Are you envisioning this as a single, long page,
or can it be divided into multiple pages? If so, how is that
accomplished?

For now I was just thinking a single page. Simplifies our work a little bit, it's difficult to work with multiple documents on the current official Windsor website, and users can search through it in their browsers (using Find).

If we do decide to divide it into multiple pages, in what way do you think we should do it? By section? Subsection? By page number?

It's so great to have someone else to work with!

susanmcclendon's picture

CSS and Officialness

I suggest that what I do is make the single file work like a regular web page, with CSS styles embedded at the top and a Table of Contents that jumps to bookmark anchors within the same file. I did think that dividing it up might make maintenance easier but that can wait.

Another issue that will come up is, which version is the "official" version, the pdf or the web page -- does the Maria send that pdf to new owners? If so, we need to have an easy way to keep them in sync -- that may be the deciding factor in whether to divide it or not. I just tried printing a multiple page web page to pdf -- that's exactly what to do.

Does the content management system have any default styles?

I'm going to be on vacation tomorrow, at home. This will be an entertaining way to spend some of that time instead of just vegging out.

Dave Allen Barker Jr's picture

Re: CSS and Officialness

I suggest that what I do is make the single file work like a regular web page, with CSS styles embedded at the top and a Table of Contents that jumps to bookmark anchors within the same file. I did think that dividing it up might make maintenance easier but thatcan wait.

I agree.

Another issue that will come up is, which version is the "official" version, the pdf or the web page --

I understand your point. The PDF would be closer to official, being generated directly from the source (a printout or fax of an MS Word document possibly?). And since our HTML is a bit of a hack, it would be even less official.

does the Maria send that pdf to new owners?

I'm not sure.

If so, we need to have an easy way to keep them in sync --

We should! I asked Maria some time ago about gaining access to the originals for HTML'izing.

that may be the deciding factor in whether to divide it or not. I just tried printing a multiple page web page to pdf -- that's exactly what to do.

Not sure I follow you.

Does the content management system have any default styles?

The TOPS IWSS styles are an ugly combination of definitions declared in the style element of the head, and pre-CSS inline styling by attributes.

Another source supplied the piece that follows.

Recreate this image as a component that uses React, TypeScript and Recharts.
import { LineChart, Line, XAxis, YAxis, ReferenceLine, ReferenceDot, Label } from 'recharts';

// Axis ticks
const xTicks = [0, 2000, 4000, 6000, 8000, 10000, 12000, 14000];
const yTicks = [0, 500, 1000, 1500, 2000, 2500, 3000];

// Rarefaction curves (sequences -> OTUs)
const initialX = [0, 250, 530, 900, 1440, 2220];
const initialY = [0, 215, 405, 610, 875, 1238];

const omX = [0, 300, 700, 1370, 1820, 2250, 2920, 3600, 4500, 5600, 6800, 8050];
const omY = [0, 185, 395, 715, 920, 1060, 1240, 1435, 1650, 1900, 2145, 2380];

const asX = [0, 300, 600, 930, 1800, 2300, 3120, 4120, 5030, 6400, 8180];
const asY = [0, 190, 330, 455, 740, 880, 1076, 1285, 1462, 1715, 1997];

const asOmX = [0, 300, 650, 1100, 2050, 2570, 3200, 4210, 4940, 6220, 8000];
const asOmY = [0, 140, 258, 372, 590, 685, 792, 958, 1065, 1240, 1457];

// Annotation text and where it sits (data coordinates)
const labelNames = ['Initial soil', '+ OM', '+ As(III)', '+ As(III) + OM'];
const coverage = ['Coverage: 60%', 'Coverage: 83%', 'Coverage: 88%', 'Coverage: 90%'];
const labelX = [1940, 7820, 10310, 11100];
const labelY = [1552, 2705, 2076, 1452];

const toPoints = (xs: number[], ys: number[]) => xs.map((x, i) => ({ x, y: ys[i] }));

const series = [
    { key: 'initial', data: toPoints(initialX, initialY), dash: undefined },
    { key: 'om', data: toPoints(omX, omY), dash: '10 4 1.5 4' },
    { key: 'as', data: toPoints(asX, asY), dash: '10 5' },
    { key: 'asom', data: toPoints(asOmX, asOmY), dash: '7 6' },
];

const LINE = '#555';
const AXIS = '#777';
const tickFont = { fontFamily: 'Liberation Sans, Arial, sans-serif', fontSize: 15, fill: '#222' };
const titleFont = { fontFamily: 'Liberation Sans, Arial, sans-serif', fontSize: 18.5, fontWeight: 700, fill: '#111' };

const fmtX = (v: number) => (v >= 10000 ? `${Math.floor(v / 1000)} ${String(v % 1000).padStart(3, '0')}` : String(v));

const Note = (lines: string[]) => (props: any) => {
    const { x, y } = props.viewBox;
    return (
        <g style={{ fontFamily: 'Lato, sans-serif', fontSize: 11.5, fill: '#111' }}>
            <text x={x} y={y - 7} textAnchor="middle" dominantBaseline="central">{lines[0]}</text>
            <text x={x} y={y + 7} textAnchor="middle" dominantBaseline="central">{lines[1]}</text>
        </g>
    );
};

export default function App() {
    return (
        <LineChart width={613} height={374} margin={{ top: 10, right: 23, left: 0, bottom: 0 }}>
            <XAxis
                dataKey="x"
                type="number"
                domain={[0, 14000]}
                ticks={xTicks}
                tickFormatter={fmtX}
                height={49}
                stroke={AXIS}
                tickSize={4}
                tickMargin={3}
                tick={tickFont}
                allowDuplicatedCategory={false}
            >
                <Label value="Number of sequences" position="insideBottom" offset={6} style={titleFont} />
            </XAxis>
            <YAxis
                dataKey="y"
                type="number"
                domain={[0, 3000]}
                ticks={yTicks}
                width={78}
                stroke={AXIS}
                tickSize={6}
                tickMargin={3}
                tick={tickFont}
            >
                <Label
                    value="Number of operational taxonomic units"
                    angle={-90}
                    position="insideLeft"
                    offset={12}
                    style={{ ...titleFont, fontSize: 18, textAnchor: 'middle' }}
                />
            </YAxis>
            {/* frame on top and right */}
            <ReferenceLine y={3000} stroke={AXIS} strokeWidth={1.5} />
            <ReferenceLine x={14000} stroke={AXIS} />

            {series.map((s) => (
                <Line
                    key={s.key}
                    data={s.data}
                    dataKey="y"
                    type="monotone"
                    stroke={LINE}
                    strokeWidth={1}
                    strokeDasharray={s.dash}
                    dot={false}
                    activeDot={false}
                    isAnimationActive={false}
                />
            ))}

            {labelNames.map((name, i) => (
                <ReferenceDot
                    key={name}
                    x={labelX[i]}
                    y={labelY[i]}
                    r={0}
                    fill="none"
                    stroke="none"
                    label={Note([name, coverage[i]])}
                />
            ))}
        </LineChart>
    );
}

Styles seemed to be specified for generic elements (no classes or ids), with exception of the navigation list. AtHomeNet allows choosing from pre-defined styles through their Website Style Selector, but does not allow customization beyond that (at our service level).

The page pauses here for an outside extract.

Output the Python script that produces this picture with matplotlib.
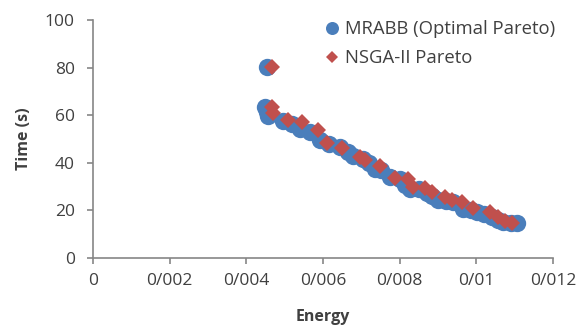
import numpy as np
import matplotlib.pyplot as plt

plt.rcParams['font.family'] = ['Open Sans', 'DejaVu Sans']

# MRABB (Optimal Pareto)
mrabb_energy = [0.00454, 0.00449, 0.00455, 0.00457, 0.00496, 0.00520, 0.00540,
                0.00565, 0.00592, 0.00615, 0.00644, 0.00665, 0.00678, 0.00705,
                0.00720, 0.00736, 0.00750, 0.00775, 0.00800, 0.00815, 0.00827,
                0.00850, 0.00870, 0.00885, 0.00900, 0.00920, 0.00940, 0.00965,
                0.00985, 0.01002, 0.01020, 0.01040, 0.01055, 0.01070, 0.01090,
                0.01106]
mrabb_time = [80.3, 63.5, 61.5, 59.5, 57.5, 56.5, 54.0, 53.0, 49.5, 48.0, 46.5,
              44.5, 43.0, 41.5, 40.0, 37.5, 37.0, 34.0, 33.0, 30.5, 29.0, 29.0,
              27.5, 26.0, 24.5, 24.0, 23.5, 20.5, 20.0, 19.5, 18.5, 17.0, 16.0,
              15.0, 14.5, 14.5]

# NSGA-II Pareto
nsga_energy = [0.00468, 0.00467, 0.00470, 0.00509, 0.00545, 0.00587, 0.00610,
               0.00650, 0.00697, 0.00710, 0.00749, 0.00788, 0.00822, 0.00835,
               0.00866, 0.00884, 0.00918, 0.00937, 0.00963, 0.00991, 0.01036,
               0.01057, 0.01075, 0.01093]
nsga_time = [80.3, 63.5, 61.0, 58.0, 57.0, 53.8, 48.3, 46.2, 42.5, 41.0, 38.5,
             33.8, 33.0, 30.0, 29.5, 27.8, 25.6, 24.4, 23.5, 21.2, 19.5, 17.0,
             15.5, 14.7]

x_ticks = [0, 0.002, 0.004, 0.006, 0.008, 0.010, 0.012]
x_tick_labels = ['0', '0/002', '0/004', '0/006', '0/008', '0/01', '0/012']
y_ticks = [0, 20, 40, 60, 80, 100]

blue = '#4A7EBB'
red = '#C0504D'
gray = '#868686'
txt = '#404040'

fig = plt.figure(figsize=(5.81, 3.29), dpi=100)
ax = fig.add_axes([0.160, 0.216, 0.792, 0.723])

ax.plot(mrabb_energy, mrabb_time, 'o', color=blue, markersize=12.5,
        markeredgewidth=0, label='MRABB (Optimal Pareto)')
ax.plot(nsga_energy, nsga_time, 'D', color=red, markersize=8.5,
        markeredgewidth=0, label='NSGA-II Pareto')

ax.set_xlim(0, 0.012)
ax.set_ylim(0, 100)
ax.set_xticks(x_ticks)
ax.set_xticklabels(x_tick_labels)
ax.set_yticks(y_ticks)

for s in ['top', 'right']:
    ax.spines[s].set_visible(False)
for s in ['left', 'bottom']:
    ax.spines[s].set_color(gray)
    ax.spines[s].set_linewidth(1.2)
ax.tick_params(colors=gray, labelcolor=txt, labelsize=12.5, length=4, width=1.2)
ax.tick_params(axis='x', pad=7)
ax.tick_params(axis='y', pad=9)

ax.set_xlabel('Energy', fontsize=11.5, fontweight='bold', color=txt, labelpad=14)
ax.set_ylabel('Time (s)', fontsize=11.5, fontweight='bold', color=txt, labelpad=9)

ax.legend(loc='upper left', bbox_to_anchor=(0.50, 1.0), frameon=False,
          borderaxespad=0, borderpad=0,
          fontsize=13.3, handletextpad=0.2, handlelength=1.0, labelspacing=0.6,
          markerscale=0.75, labelcolor=txt)

fig.savefig('out.png', dpi=100)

I'm going to be on vacation tomorrow, at home. This will be an entertaining way to spend some of that time instead of just vegging out.

To our website's benefit!

susanmcclendon's picture

new html file

Eeek -- I posted a "comment" at the end of the Homeowner's Manual page instead of using this method, please see that. Susan

Dave Allen Barker Jr's picture

The Referred Comment

"Eeek"! :^)

The comment Susan is referring to should be replied to here.

One can provide links by simply mentioning a url like this, http://5.0ne.org/node/116#comment-59 , (that url can be found from the comment's title), or using a standard html anchor like this (which looks like "<a href="http://5.0ne.org/node/116#comment-59">standard html anchor like this</a>" when you type it).

Dave Allen Barker Jr's picture

The Communications Committee Has Been Notified

Wow, Susan, that's some great work you've done, thank you!

I've forwarded the issue listed you sent me privately to the head of our parent committee, the Communication Committee, to understand the process by which those issues can be addressed.

Dave Allen Barker Jr's picture

The Issues Are Now Online

The issues Susan found are now online as well.

I've yet to hear from the Communications Committee on how we should move forward.